Each line below must be set down exactly; omit any image you find.
[Start of COLLECTED MATERIAL]
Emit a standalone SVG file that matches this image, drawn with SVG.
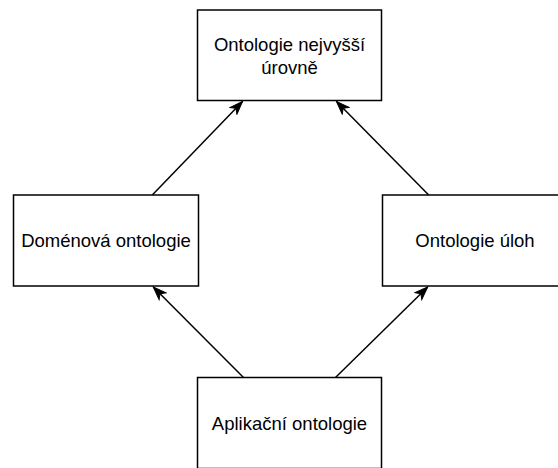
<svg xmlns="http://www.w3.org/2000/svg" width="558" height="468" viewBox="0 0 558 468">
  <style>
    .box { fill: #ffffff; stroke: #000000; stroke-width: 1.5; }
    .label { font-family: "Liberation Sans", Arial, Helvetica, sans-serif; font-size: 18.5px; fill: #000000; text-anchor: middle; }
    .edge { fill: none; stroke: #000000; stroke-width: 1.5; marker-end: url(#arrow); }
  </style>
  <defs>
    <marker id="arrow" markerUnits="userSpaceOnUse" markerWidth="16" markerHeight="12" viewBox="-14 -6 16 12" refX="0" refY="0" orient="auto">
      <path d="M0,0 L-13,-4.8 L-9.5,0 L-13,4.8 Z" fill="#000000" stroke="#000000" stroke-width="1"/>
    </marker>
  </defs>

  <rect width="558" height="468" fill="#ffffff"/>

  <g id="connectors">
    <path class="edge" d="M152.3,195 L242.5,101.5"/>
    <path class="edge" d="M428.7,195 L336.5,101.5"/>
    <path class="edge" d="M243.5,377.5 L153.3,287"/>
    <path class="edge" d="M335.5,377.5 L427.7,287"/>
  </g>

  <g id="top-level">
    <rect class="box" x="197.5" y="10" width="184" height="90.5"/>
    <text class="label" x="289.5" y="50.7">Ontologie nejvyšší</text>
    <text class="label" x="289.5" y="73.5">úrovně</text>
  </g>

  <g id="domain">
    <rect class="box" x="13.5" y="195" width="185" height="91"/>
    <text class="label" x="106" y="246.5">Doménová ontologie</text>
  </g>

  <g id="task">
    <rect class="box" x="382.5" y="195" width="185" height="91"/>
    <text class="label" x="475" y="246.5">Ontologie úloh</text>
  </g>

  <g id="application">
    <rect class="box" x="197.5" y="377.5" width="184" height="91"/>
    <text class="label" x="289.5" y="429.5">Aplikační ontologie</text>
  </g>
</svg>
[End of COLLECTED MATERIAL]
IN RESPONSE —
Emit a standalone SVG file that matches this image, drawn with SVG.
<svg xmlns="http://www.w3.org/2000/svg" width="558" height="468" viewBox="0 0 558 468">
  <style>
    .box { fill: #ffffff; stroke: #000000; stroke-width: 1.5; }
    .label { font-family: "Liberation Sans", Arial, Helvetica, sans-serif; font-size: 18.5px; fill: #000000; text-anchor: middle; }
    .edge { fill: none; stroke: #000000; stroke-width: 1.5; marker-end: url(#arrow); }
  </style>
  <defs>
    <marker id="arrow" markerUnits="userSpaceOnUse" markerWidth="16" markerHeight="12" viewBox="-14 -6 16 12" refX="0" refY="0" orient="auto">
      <path d="M0,0 L-13,-4.8 L-9.5,0 L-13,4.8 Z" fill="#000000" stroke="#000000" stroke-width="1"/>
    </marker>
  </defs>

  <rect width="558" height="468" fill="#ffffff"/>

  <g id="connectors">
    <path class="edge" d="M152.3,195 L242.5,101.5"/>
    <path class="edge" d="M428.7,195 L336.5,101.5"/>
    <path class="edge" d="M243.5,377.5 L153.3,287"/>
    <path class="edge" d="M335.5,377.5 L427.7,287"/>
  </g>

  <g id="top-level">
    <rect class="box" x="197.5" y="10" width="184" height="90.5"/>
    <text class="label" x="289.5" y="50.7">Ontologie nejvyšší</text>
    <text class="label" x="289.5" y="73.5">úrovně</text>
  </g>

  <g id="domain">
    <rect class="box" x="13.5" y="195" width="185" height="91"/>
    <text class="label" x="106" y="246.5">Doménová ontologie</text>
  </g>

  <g id="task">
    <rect class="box" x="382.5" y="195" width="185" height="91"/>
    <text class="label" x="475" y="246.5">Ontologie úloh</text>
  </g>

  <g id="application">
    <rect class="box" x="197.5" y="377.5" width="184" height="91"/>
    <text class="label" x="289.5" y="429.5">Aplikační ontologie</text>
  </g>
</svg>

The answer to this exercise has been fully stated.